◆ **STATED TASK**
Each line below should be retyped exactly, with no pictures.

◆ **INFORMATION PROVIDED**
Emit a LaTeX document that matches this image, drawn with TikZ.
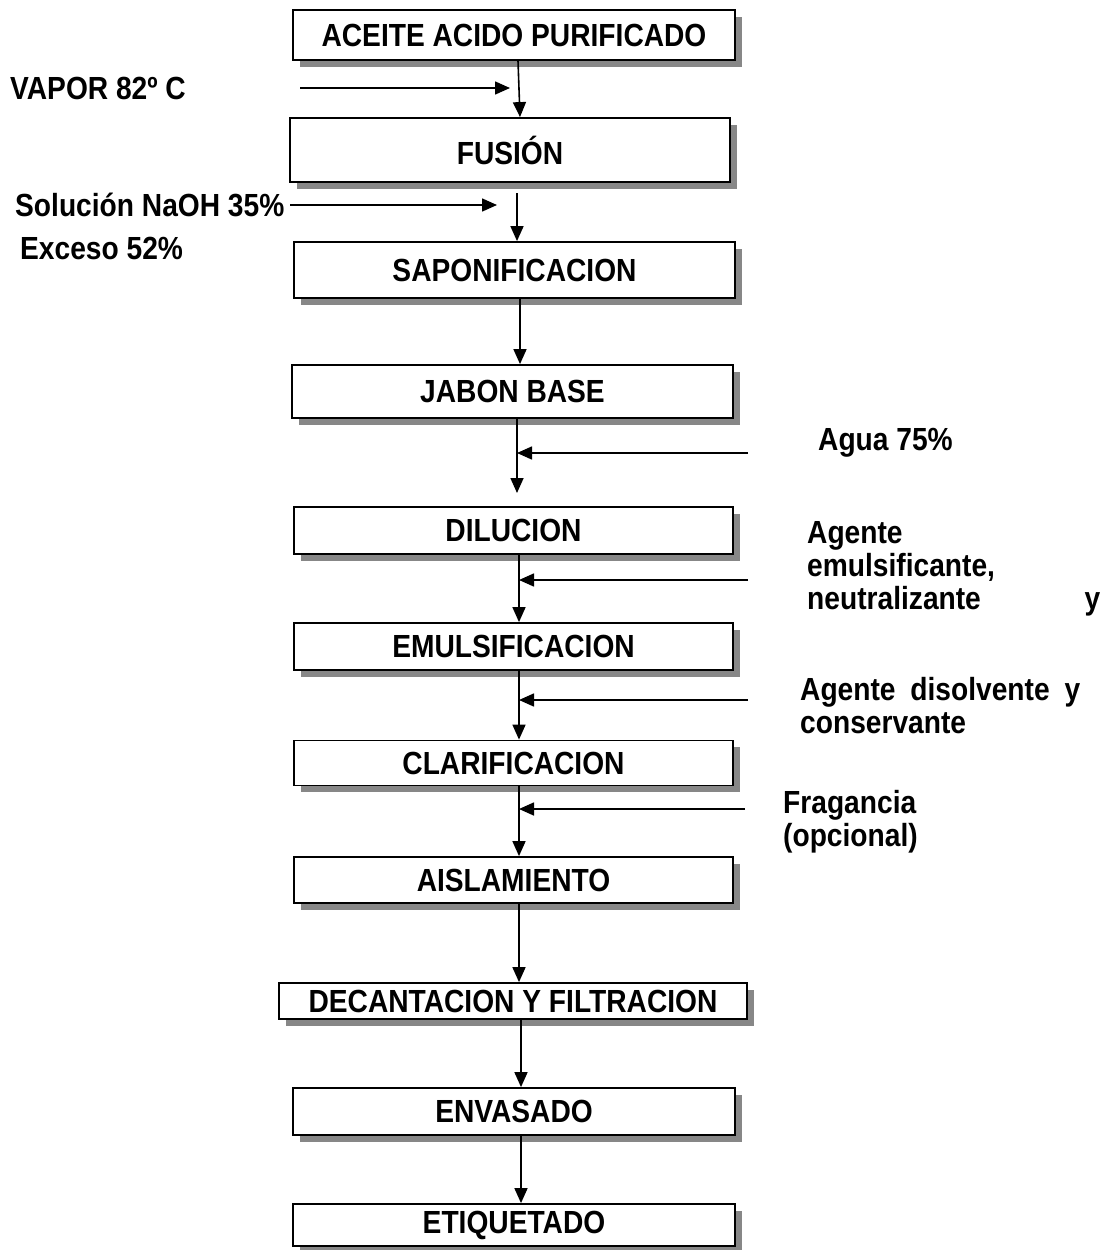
\documentclass[tikz,border=0pt]{standalone}
\usepackage{fontspec}
\setmainfont{Liberation Sans}[FakeStretch=0.88]
\usetikzlibrary{arrows.meta,shadows}
\begin{document}
\begin{tikzpicture}[x=1pt,y=-1pt,
  font=\fontsize{32}{33}\selectfont\bfseries,
  box/.style={draw, line width=1.8pt, fill=white, inner sep=0pt,
    drop shadow={shadow xshift=6.5pt, shadow yshift=-6.5pt, fill=black!47, opacity=1}},
  arr/.style={line width=1.6pt, -{Triangle[length=15pt,width=13pt]}},
  lbl/.style={anchor=west, inner sep=0pt}]
\useasboundingbox (0,0) rectangle (1108,1250);
\fill[white] (0,0) rectangle (1108,1250);
% boxes
\node[box, minimum width=442pt, minimum height=50pt] (b1) at (514,35) {ACEITE ACIDO PURIFICADO};
\node[box, minimum width=440pt, minimum height=64pt] (b2) at (510,150) {FUSIÓN};
\node[box, minimum width=441pt, minimum height=56pt] (b3) at (514.5,270) {SAPONIFICACION};
\node[box, minimum width=441pt, minimum height=53pt] (b4) at (512.5,391.5) {JABON BASE};
\node[box, minimum width=439pt, minimum height=47pt] (b5) at (513.5,530.5) {DILUCION};
\node[box, minimum width=439pt, minimum height=47pt] (b6) at (513.5,646.5) {EMULSIFICACION};
\node[box, minimum width=439pt, minimum height=45pt] (b7) at (513.5,763) {CLARIFICACION};
\node[box, minimum width=439pt, minimum height=46pt] (b8) at (513.5,880) {AISLAMIENTO};
\node[box, minimum width=468pt, minimum height=36pt] (b9) at (513,1001) {DECANTACION Y FILTRACION};
\node[box, minimum width=442pt, minimum height=47pt] (b10) at (514,1111.5) {ENVASADO};
\node[box, minimum width=442pt, minimum height=42pt] (b11) at (514,1225) {ETIQUETADO};
% side labels
\node[lbl] (vapor) at (10,88) {VAPOR 82º C};
\node[lbl] (naoh) at (15,205) {Solución NaOH 35\%};
\node[lbl] (exceso) at (20,248) {Exceso 52\%};
\node[lbl] (agua) at (818,443) {Agua 75\%};
\node[lbl, text width=293pt, align=left] (emul) at (807,569)
  {\baselineskip=33.5pt Agente\\emulsificante,\\neutralizante\hfill y};
\node[lbl, text width=280pt, align=left] (disol) at (800,706)
  {\baselineskip=38pt Agente\hfill disolvente\hfill y\\conservante};
\node[lbl, align=left] (frag) at (783,822)
  {\baselineskip=38pt Fragancia\\(opcional)};
% input coordinates
\coordinate (vs) at (300,88);
\coordinate (ve) at (510,88);
\coordinate (ns) at (290,205);
\coordinate (ne) at (497,205);
\coordinate (n2) at (517,193);
\coordinate (d5) at (517,493);
\coordinate (w1) at (748,453);
\coordinate (w2) at (748,580);
\coordinate (w3) at (748,700);
\coordinate (w4) at (745,809);
% main flow
\draw[arr] ([xshift=4pt]b1.south) -- ([xshift=10pt]b2.north);
\draw[arr] (n2) -- (b3.north -| n2);
\draw[arr] ([xshift=5.5pt]b3.south) -- ([xshift=7.5pt]b4.north);
\draw[arr] (b4.south -| d5) -- (d5);
\draw[arr] ([xshift=5.5pt]b5.south) -- ([xshift=5.5pt]b6.north);
\draw[arr] ([xshift=5.5pt]b6.south) -- ([xshift=5.5pt]b7.north);
\draw[arr] ([xshift=5.5pt]b7.south) -- ([xshift=5.5pt]b8.north);
\draw[arr] ([xshift=5.5pt]b8.south) -- ([xshift=6pt]b9.north);
\draw[arr] ([xshift=8pt]b9.south) -- ([xshift=7pt]b10.north);
\draw[arr] ([xshift=7pt]b10.south) -- ([xshift=7pt]b11.north);
% inputs
\draw[arr] (vs) -- (ve);
\draw[arr] (ns) -- (ne);
\draw[arr] (w1) -- (w1 -| d5);
\draw[arr] (w2) -- ([xshift=5.5pt]w2 -| b5.south);
\draw[arr] (w3) -- ([xshift=5.5pt]w3 -| b6.south);
\draw[arr] (w4) -- ([xshift=5.5pt]w4 -| b7.south);
\end{tikzpicture}
\end{document}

◆ **RESPONSE**
Emit a LaTeX document that matches this image, drawn with TikZ.
\documentclass[tikz,border=0pt]{standalone}
\usepackage{fontspec}
\setmainfont{Liberation Sans}[FakeStretch=0.88]
\usetikzlibrary{arrows.meta,shadows}
\begin{document}
\begin{tikzpicture}[x=1pt,y=-1pt,
  font=\fontsize{32}{33}\selectfont\bfseries,
  box/.style={draw, line width=1.8pt, fill=white, inner sep=0pt,
    drop shadow={shadow xshift=6.5pt, shadow yshift=-6.5pt, fill=black!47, opacity=1}},
  arr/.style={line width=1.6pt, -{Triangle[length=15pt,width=13pt]}},
  lbl/.style={anchor=west, inner sep=0pt}]
\useasboundingbox (0,0) rectangle (1108,1250);
\fill[white] (0,0) rectangle (1108,1250);
% boxes
\node[box, minimum width=442pt, minimum height=50pt] (b1) at (514,35) {ACEITE ACIDO PURIFICADO};
\node[box, minimum width=440pt, minimum height=64pt] (b2) at (510,150) {FUSIÓN};
\node[box, minimum width=441pt, minimum height=56pt] (b3) at (514.5,270) {SAPONIFICACION};
\node[box, minimum width=441pt, minimum height=53pt] (b4) at (512.5,391.5) {JABON BASE};
\node[box, minimum width=439pt, minimum height=47pt] (b5) at (513.5,530.5) {DILUCION};
\node[box, minimum width=439pt, minimum height=47pt] (b6) at (513.5,646.5) {EMULSIFICACION};
\node[box, minimum width=439pt, minimum height=45pt] (b7) at (513.5,763) {CLARIFICACION};
\node[box, minimum width=439pt, minimum height=46pt] (b8) at (513.5,880) {AISLAMIENTO};
\node[box, minimum width=468pt, minimum height=36pt] (b9) at (513,1001) {DECANTACION Y FILTRACION};
\node[box, minimum width=442pt, minimum height=47pt] (b10) at (514,1111.5) {ENVASADO};
\node[box, minimum width=442pt, minimum height=42pt] (b11) at (514,1225) {ETIQUETADO};
% side labels
\node[lbl] (vapor) at (10,88) {VAPOR 82º C};
\node[lbl] (naoh) at (15,205) {Solución NaOH 35\%};
\node[lbl] (exceso) at (20,248) {Exceso 52\%};
\node[lbl] (agua) at (818,443) {Agua 75\%};
\node[lbl, text width=293pt, align=left] (emul) at (807,569)
  {\baselineskip=33.5pt Agente\\emulsificante,\\neutralizante\hfill y};
\node[lbl, text width=280pt, align=left] (disol) at (800,706)
  {\baselineskip=38pt Agente\hfill disolvente\hfill y\\conservante};
\node[lbl, align=left] (frag) at (783,822)
  {\baselineskip=38pt Fragancia\\(opcional)};
% input coordinates
\coordinate (vs) at (300,88);
\coordinate (ve) at (510,88);
\coordinate (ns) at (290,205);
\coordinate (ne) at (497,205);
\coordinate (n2) at (517,193);
\coordinate (d5) at (517,493);
\coordinate (w1) at (748,453);
\coordinate (w2) at (748,580);
\coordinate (w3) at (748,700);
\coordinate (w4) at (745,809);
% main flow
\draw[arr] ([xshift=4pt]b1.south) -- ([xshift=10pt]b2.north);
\draw[arr] (n2) -- (b3.north -| n2);
\draw[arr] ([xshift=5.5pt]b3.south) -- ([xshift=7.5pt]b4.north);
\draw[arr] (b4.south -| d5) -- (d5);
\draw[arr] ([xshift=5.5pt]b5.south) -- ([xshift=5.5pt]b6.north);
\draw[arr] ([xshift=5.5pt]b6.south) -- ([xshift=5.5pt]b7.north);
\draw[arr] ([xshift=5.5pt]b7.south) -- ([xshift=5.5pt]b8.north);
\draw[arr] ([xshift=5.5pt]b8.south) -- ([xshift=6pt]b9.north);
\draw[arr] ([xshift=8pt]b9.south) -- ([xshift=7pt]b10.north);
\draw[arr] ([xshift=7pt]b10.south) -- ([xshift=7pt]b11.north);
% inputs
\draw[arr] (vs) -- (ve);
\draw[arr] (ns) -- (ne);
\draw[arr] (w1) -- (w1 -| d5);
\draw[arr] (w2) -- ([xshift=5.5pt]w2 -| b5.south);
\draw[arr] (w3) -- ([xshift=5.5pt]w3 -| b6.south);
\draw[arr] (w4) -- ([xshift=5.5pt]w4 -| b7.south);
\end{tikzpicture}
\end{document}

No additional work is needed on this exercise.